Since its passing by the U.S. Congress in 1998, opponents of the Digital Millennium Copyright Act ("DMCA"), which prohibits the circumvention of technological measures used by copyright owners to protect digital content, have criticized the legislation as poorly drafted and overly protective of the rights of copyright owners. More recently, companies such as Lexmark (a maker of printers and printer cartridges) and Chamberlain Group (a maker of home security products) have used the DMCA to sue competitors who market interoperable products on the grounds that such products are illegal circumvention devices under the DCMA.
In The Chamberlain Group, Inc. v. Skylink Technologies, Inc., an Illinois federal court has ruled in a motion for summary judgment that a universal remote transmitter for opening garage doors is not in violation of the DMCA. The plaintiff Chamberlain argued that Skylink's universal remote transmitter unlawfully circumvented a technological measure incorporated within a computer program in Chamberlain's garage door opener.

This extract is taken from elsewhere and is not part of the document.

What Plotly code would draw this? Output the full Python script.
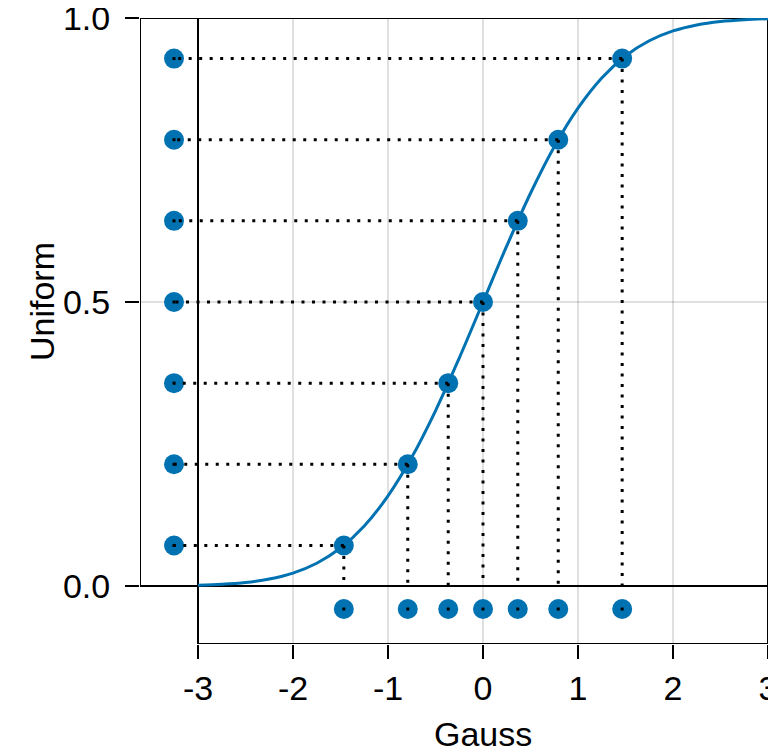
"""Gauss vs uniform quantile mapping through the normal CDF."""

import plotly.graph_objects as go

# Sample points: Gaussian quantiles and their uniform counterparts
gauss_x = [-1.465, -0.792, -0.366, 0.0, 0.366, 0.792, 1.465]
uniform_y = [0.0714, 0.2143, 0.3571, 0.5, 0.6429, 0.7857, 0.9286]

# Normal CDF curve
cdf_x = [-3.0, -2.75, -2.5, -2.25, -2.0, -1.75, -1.5, -1.25, -1.0, -0.75, -0.5, -0.25,
         0.0, 0.25, 0.5, 0.75, 1.0, 1.25, 1.5, 1.75, 2.0, 2.25, 2.5, 2.75, 3.0]
cdf_y = [0.0013, 0.0030, 0.0062, 0.0122, 0.0228, 0.0401, 0.0668, 0.1056, 0.1587, 0.2266,
         0.3085, 0.4013, 0.5, 0.5987, 0.6915, 0.7734, 0.8413, 0.8944, 0.9332, 0.9599,
         0.9772, 0.9878, 0.9938, 0.9970, 0.9987]

x_ticks = [-3, -2, -1, 0, 1, 2, 3]
x_ticktext = ["-3", "-2", "-1", "0", "1", "2", "3"]
y_ticks = [0.0, 0.5, 1.0]
y_ticktext = ["0.0", "0.5", "1.0"]

# Layout constants for the marginal strips
LEFT_STRIP = -3.6105   # left edge of the left marginal strip
LEFT_RUG = -3.2526     # x of the left rug dots
BOTTOM_STRIP = -0.1021  # bottom edge of the bottom marginal strip
BOTTOM_RUG = -0.0405   # y of the bottom rug dots

BLUE = "#0072B2"
FONT = "Liberation Sans"
FSIZE = 34

fig = go.Figure()

# CDF curve
fig.add_trace(go.Scatter(
    x=cdf_x, y=cdf_y, mode="lines",
    line=dict(color=BLUE, width=3, shape="spline"),
    hoverinfo="skip",
))

# Points on curve and rug points
n = len(gauss_x)
fig.add_trace(go.Scatter(
    x=gauss_x + [LEFT_RUG] * n + gauss_x,
    y=uniform_y + uniform_y + [BOTTOM_RUG] * n,
    mode="markers",
    marker=dict(color=BLUE, size=20),
))

# Dotted connectors
hx, hy, vx, vy = [], [], [], []
for gx, uy in zip(gauss_x, uniform_y):
    hx += [gx, LEFT_RUG, None]
    hy += [uy, uy, None]
    vx += [gx, gx, None]
    vy += [uy, 0.0, None]
dot_line = dict(color="black", width=3, dash="3px,7.5px")
fig.add_trace(go.Scatter(x=hx, y=hy, mode="lines", line=dot_line))
fig.add_trace(go.Scatter(x=vx, y=vy, mode="lines", line=dot_line))

# Small centre dots on the rugs
fig.add_trace(go.Scatter(
    x=[LEFT_RUG] * n + gauss_x,
    y=uniform_y + [BOTTOM_RUG] * n,
    mode="markers",
    marker=dict(color="black", size=3, symbol="square"),
))

# Spines of the main box and the two marginal strips
spine = dict(color="black", width=2)
segments = [
    (LEFT_STRIP, 1.0, 3.0, 1.0),
    (LEFT_STRIP, 0.0, 3.0, 0.0),
    (-3.0, BOTTOM_STRIP, 3.0, BOTTOM_STRIP),
    (LEFT_STRIP, 0.0, LEFT_STRIP, 1.0),
    (-3.0, BOTTOM_STRIP, -3.0, 1.0),
    (3.0, BOTTOM_STRIP, 3.0, 1.0),
]
for x0, y0, x1, y1 in segments:
    fig.add_shape(type="line", x0=x0, y0=y0, x1=x1, y1=y1,
                  xref="x", yref="y", line=spine, layer="between")

fig.add_annotation(text="Gauss", x=0, xref="x", y=-0.1438, yref="paper",
                   showarrow=False, xanchor="center", yanchor="middle",
                   font=dict(family=FONT, size=FSIZE, color="black"))
fig.add_annotation(text="Uniform", x=-0.156, xref="paper", y=0.5, yref="y",
                   showarrow=False, textangle=-90, xanchor="center", yanchor="middle",
                   font=dict(family=FONT, size=FSIZE, color="black"))

# the page body adds an 8px margin, so the figure is 8px smaller on each axis
fig.update_layout(
    width=768,
    height=748,
    margin=dict(l=132, r=8, t=10, b=112, autoexpand=False),
    paper_bgcolor="white",
    plot_bgcolor="white",
    showlegend=False,
    font=dict(family=FONT, size=FSIZE, color="black"),
    xaxis=dict(
        range=[LEFT_STRIP, 3.0], tickvals=x_ticks, ticktext=x_ticktext,
        ticks="outside", ticklen=14, tickwidth=2, tickcolor="black",
        ticklabelstandoff=0, ticklabeloverflow="allow", automargin=False,
        showgrid=True, gridcolor="rgba(0,0,0,0.12)", gridwidth=2,
        zeroline=False, showline=False,
    ),
    yaxis=dict(
        range=[BOTTOM_STRIP, 1.0], tickvals=y_ticks, ticktext=y_ticktext,
        ticks="outside", ticklen=14, tickwidth=2, tickcolor="black",
        ticklabelstandoff=8, ticklabeloverflow="allow", automargin=False,
        showgrid=True, gridcolor="rgba(0,0,0,0.12)", gridwidth=2,
        zeroline=False, showline=False,
    ),
)

fig.write_html("out.html")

Under the DMCA, circumvention of a technological measure (whether by means of avoidance, bypass, removal, deactivation or impairment) must be "without the consent of the copyright owner" in order to be illegal. Since it was the individual consumer that stored the code for Skylink's universal remote transmitter in the memory of Chamberlain's garage door opener, the case turned on the fact that Chamberlain had not specifically prohibited consumers from using the interoperable products of a competitor with Chamberlain's garage door opener. Critics of the DCMA are not appeased, as the ruling effectively sidestepped the larger, more contentious issue of whether the legislation could be used to 'stifle competition' by prohibiting the use of interoperable products that circumvent technological measures incorporated within a rival's product.